◆ WRITTEN TASK ◆
Drop the images; return everything else in the listing below exactly.

◆ DATA SECTION ◆
═══
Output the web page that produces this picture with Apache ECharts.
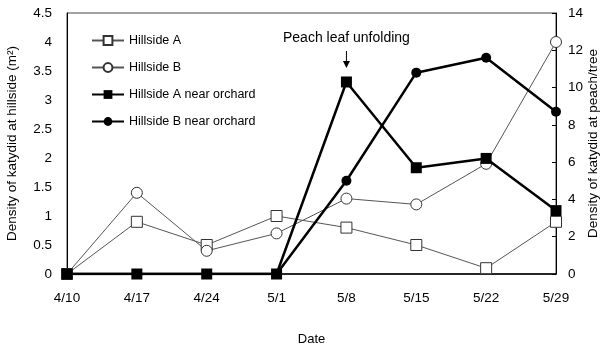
<!DOCTYPE html>
<html>
<head>
<meta charset="utf-8">
<script src="https://cdn.jsdelivr.net/npm/echarts@6/dist/echarts.min.js"></script>
<style>
  html, body { margin: 0; padding: 0; background: #fff; }
  #main { width: 600px; height: 348px; }
</style>
</head>
<body>
<div id="main"></div>
<script>
// dates along the x axis
var dates = ['4/10', '4/17', '4/24', '5/1', '5/8', '5/15', '5/22', '5/29'];
// left axis: density at hillside (m2)
var hillsideA = [0, 0.9, 0.5, 1.0, 0.8, 0.5, 0.1, 0.9];
var hillsideB = [0, 1.4, 0.4, 0.7, 1.3, 1.2, 1.9, 4.0];
// right axis: density at peach/tree
var nearOrchardA = [0, 0, 0, 0, 10.3, 5.7, 6.2, 3.4];
var nearOrchardB = [0, 0, 0, 0, 5.0, 10.8, 11.6, 8.7];
var eventLabel = 'Peach leaf unfolding';
var eventDate = '5/8';

var font = 'Liberation Sans, Arial, sans-serif';
var chart = echarts.init(document.getElementById('main'));

chart.setOption({
  animation: false,
  textStyle: { fontFamily: font },
  grid: {
    left: 67, right: 44, top: 13, bottom: 74,
    outerBoundsMode: 'none',
    containLabel: false,
    show: true, borderColor: '#444', borderWidth: 1
  },
  legend: {
    orient: 'vertical',
    left: 86, top: 29,
    itemWidth: 32, itemHeight: 11, itemGap: 14,
    textStyle: { fontFamily: font, fontSize: 12.5, color: '#000' },
    data: ['Hillside A', 'Hillside B', 'Hillside A near orchard', 'Hillside B near orchard']
  },
  xAxis: {
    type: 'category',
    data: dates,
    boundaryGap: false,
    name: 'Date',
    nameLocation: 'middle',
    nameGap: 59,
    nameTextStyle: { fontSize: 13, color: '#000' },
    axisLine: { lineStyle: { color: '#000', width: 1.5 } },
    axisTick: { show: false },
    axisLabel: { fontSize: 13.5, color: '#000', margin: 17 }
  },
  yAxis: [{
    type: 'value',
    min: 0, max: 4.5, interval: 0.5,
    name: 'Density of katydid at hillside (m\u00B2)',
    nameLocation: 'middle',
    nameRotate: 90,
    nameGap: 48,
    nameTextStyle: { fontSize: 13.5, color: '#000' },
    axisLine: { show: true, lineStyle: { color: '#000' } },
    axisTick: { show: false },
    splitLine: { show: false },
    axisLabel: { fontSize: 13.5, color: '#000', margin: 15 }
  }, {
    type: 'value',
    min: 0, max: 14, interval: 2,
    name: 'Density of katydid at peach/tree',
    nameLocation: 'middle',
    nameRotate: 90,
    nameGap: 37,
    nameMoveOverlap: false,
    nameTextStyle: { fontSize: 13.5, color: '#000', verticalAlign: 'middle' },
    axisLine: { show: true, lineStyle: { color: '#000' } },
    axisTick: { show: true, inside: true, length: 4, lineStyle: { color: '#000' } },
    splitLine: { show: false },
    axisLabel: { fontSize: 13.5, color: '#000', margin: 12 }
  }],
  series: [{
    name: 'Hillside A',
    type: 'line',
    yAxisIndex: 0,
    data: hillsideA,
    symbol: 'rect', symbolSize: 11,
    lineStyle: { color: '#555', width: 1 },
    itemStyle: { color: '#fff', borderColor: '#333', borderWidth: 1 },
    z: 2
  }, {
    name: 'Hillside B',
    type: 'line',
    yAxisIndex: 0,
    data: hillsideB,
    symbol: 'circle', symbolSize: 11,
    lineStyle: { color: '#555', width: 1 },
    itemStyle: { color: '#fff', borderColor: '#333', borderWidth: 1 },
    z: 2
  }, {
    name: 'Hillside A near orchard',
    type: 'line',
    yAxisIndex: 1,
    data: nearOrchardA,
    symbol: 'rect', symbolSize: 11,
    lineStyle: { color: '#000', width: 2.5 },
    itemStyle: { color: '#000' },
    z: 4
  }, {
    name: 'Hillside B near orchard',
    type: 'line',
    yAxisIndex: 1,
    data: nearOrchardB,
    symbol: 'circle', symbolSize: 10,
    lineStyle: { color: '#000', width: 2.5 },
    itemStyle: { color: '#000' },
    z: 3
  }]
});

// annotation above the 5/8 point, placed through the axis scales
var idx = dates.indexOf(eventDate);
var pt = chart.convertToPixel({ xAxisIndex: 0, yAxisIndex: 1 }, [idx, nearOrchardA[idx]]);
var x = pt[0];
var tip = pt[1] - 14;
chart.setOption({
  graphic: [{
    type: 'text',
    x: x, y: tip - 30,
    style: {
      text: eventLabel, fill: '#000',
      font: '14px ' + font, align: 'center', verticalAlign: 'middle'
    }
  }, {
    type: 'line',
    shape: { x1: x, y1: tip - 17, x2: x, y2: tip - 3 },
    style: { stroke: '#000', lineWidth: 1 }
  }, {
    type: 'polygon',
    shape: { points: [[x - 3.5, tip - 7], [x + 3.5, tip - 7], [x, tip]] },
    style: { fill: '#000' }
  }]
});
</script>
</body>
</html>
═══
◆ TASK RESPONSE ◆
Output the web page that produces this picture with Apache ECharts.
<!DOCTYPE html>
<html>
<head>
<meta charset="utf-8">
<script src="https://cdn.jsdelivr.net/npm/echarts@6/dist/echarts.min.js"></script>
<style>
  html, body { margin: 0; padding: 0; background: #fff; }
  #main { width: 600px; height: 348px; }
</style>
</head>
<body>
<div id="main"></div>
<script>
// dates along the x axis
var dates = ['4/10', '4/17', '4/24', '5/1', '5/8', '5/15', '5/22', '5/29'];
// left axis: density at hillside (m2)
var hillsideA = [0, 0.9, 0.5, 1.0, 0.8, 0.5, 0.1, 0.9];
var hillsideB = [0, 1.4, 0.4, 0.7, 1.3, 1.2, 1.9, 4.0];
// right axis: density at peach/tree
var nearOrchardA = [0, 0, 0, 0, 10.3, 5.7, 6.2, 3.4];
var nearOrchardB = [0, 0, 0, 0, 5.0, 10.8, 11.6, 8.7];
var eventLabel = 'Peach leaf unfolding';
var eventDate = '5/8';

var font = 'Liberation Sans, Arial, sans-serif';
var chart = echarts.init(document.getElementById('main'));

chart.setOption({
  animation: false,
  textStyle: { fontFamily: font },
  grid: {
    left: 67, right: 44, top: 13, bottom: 74,
    outerBoundsMode: 'none',
    containLabel: false,
    show: true, borderColor: '#444', borderWidth: 1
  },
  legend: {
    orient: 'vertical',
    left: 86, top: 29,
    itemWidth: 32, itemHeight: 11, itemGap: 14,
    textStyle: { fontFamily: font, fontSize: 12.5, color: '#000' },
    data: ['Hillside A', 'Hillside B', 'Hillside A near orchard', 'Hillside B near orchard']
  },
  xAxis: {
    type: 'category',
    data: dates,
    boundaryGap: false,
    name: 'Date',
    nameLocation: 'middle',
    nameGap: 59,
    nameTextStyle: { fontSize: 13, color: '#000' },
    axisLine: { lineStyle: { color: '#000', width: 1.5 } },
    axisTick: { show: false },
    axisLabel: { fontSize: 13.5, color: '#000', margin: 17 }
  },
  yAxis: [{
    type: 'value',
    min: 0, max: 4.5, interval: 0.5,
    name: 'Density of katydid at hillside (m\u00B2)',
    nameLocation: 'middle',
    nameRotate: 90,
    nameGap: 48,
    nameTextStyle: { fontSize: 13.5, color: '#000' },
    axisLine: { show: true, lineStyle: { color: '#000' } },
    axisTick: { show: false },
    splitLine: { show: false },
    axisLabel: { fontSize: 13.5, color: '#000', margin: 15 }
  }, {
    type: 'value',
    min: 0, max: 14, interval: 2,
    name: 'Density of katydid at peach/tree',
    nameLocation: 'middle',
    nameRotate: 90,
    nameGap: 37,
    nameMoveOverlap: false,
    nameTextStyle: { fontSize: 13.5, color: '#000', verticalAlign: 'middle' },
    axisLine: { show: true, lineStyle: { color: '#000' } },
    axisTick: { show: true, inside: true, length: 4, lineStyle: { color: '#000' } },
    splitLine: { show: false },
    axisLabel: { fontSize: 13.5, color: '#000', margin: 12 }
  }],
  series: [{
    name: 'Hillside A',
    type: 'line',
    yAxisIndex: 0,
    data: hillsideA,
    symbol: 'rect', symbolSize: 11,
    lineStyle: { color: '#555', width: 1 },
    itemStyle: { color: '#fff', borderColor: '#333', borderWidth: 1 },
    z: 2
  }, {
    name: 'Hillside B',
    type: 'line',
    yAxisIndex: 0,
    data: hillsideB,
    symbol: 'circle', symbolSize: 11,
    lineStyle: { color: '#555', width: 1 },
    itemStyle: { color: '#fff', borderColor: '#333', borderWidth: 1 },
    z: 2
  }, {
    name: 'Hillside A near orchard',
    type: 'line',
    yAxisIndex: 1,
    data: nearOrchardA,
    symbol: 'rect', symbolSize: 11,
    lineStyle: { color: '#000', width: 2.5 },
    itemStyle: { color: '#000' },
    z: 4
  }, {
    name: 'Hillside B near orchard',
    type: 'line',
    yAxisIndex: 1,
    data: nearOrchardB,
    symbol: 'circle', symbolSize: 10,
    lineStyle: { color: '#000', width: 2.5 },
    itemStyle: { color: '#000' },
    z: 3
  }]
});

// annotation above the 5/8 point, placed through the axis scales
var idx = dates.indexOf(eventDate);
var pt = chart.convertToPixel({ xAxisIndex: 0, yAxisIndex: 1 }, [idx, nearOrchardA[idx]]);
var x = pt[0];
var tip = pt[1] - 14;
chart.setOption({
  graphic: [{
    type: 'text',
    x: x, y: tip - 30,
    style: {
      text: eventLabel, fill: '#000',
      font: '14px ' + font, align: 'center', verticalAlign: 'middle'
    }
  }, {
    type: 'line',
    shape: { x1: x, y1: tip - 17, x2: x, y2: tip - 3 },
    style: { stroke: '#000', lineWidth: 1 }
  }, {
    type: 'polygon',
    shape: { points: [[x - 3.5, tip - 7], [x + 3.5, tip - 7], [x, tip]] },
    style: { fill: '#000' }
  }]
});
</script>
</body>
</html>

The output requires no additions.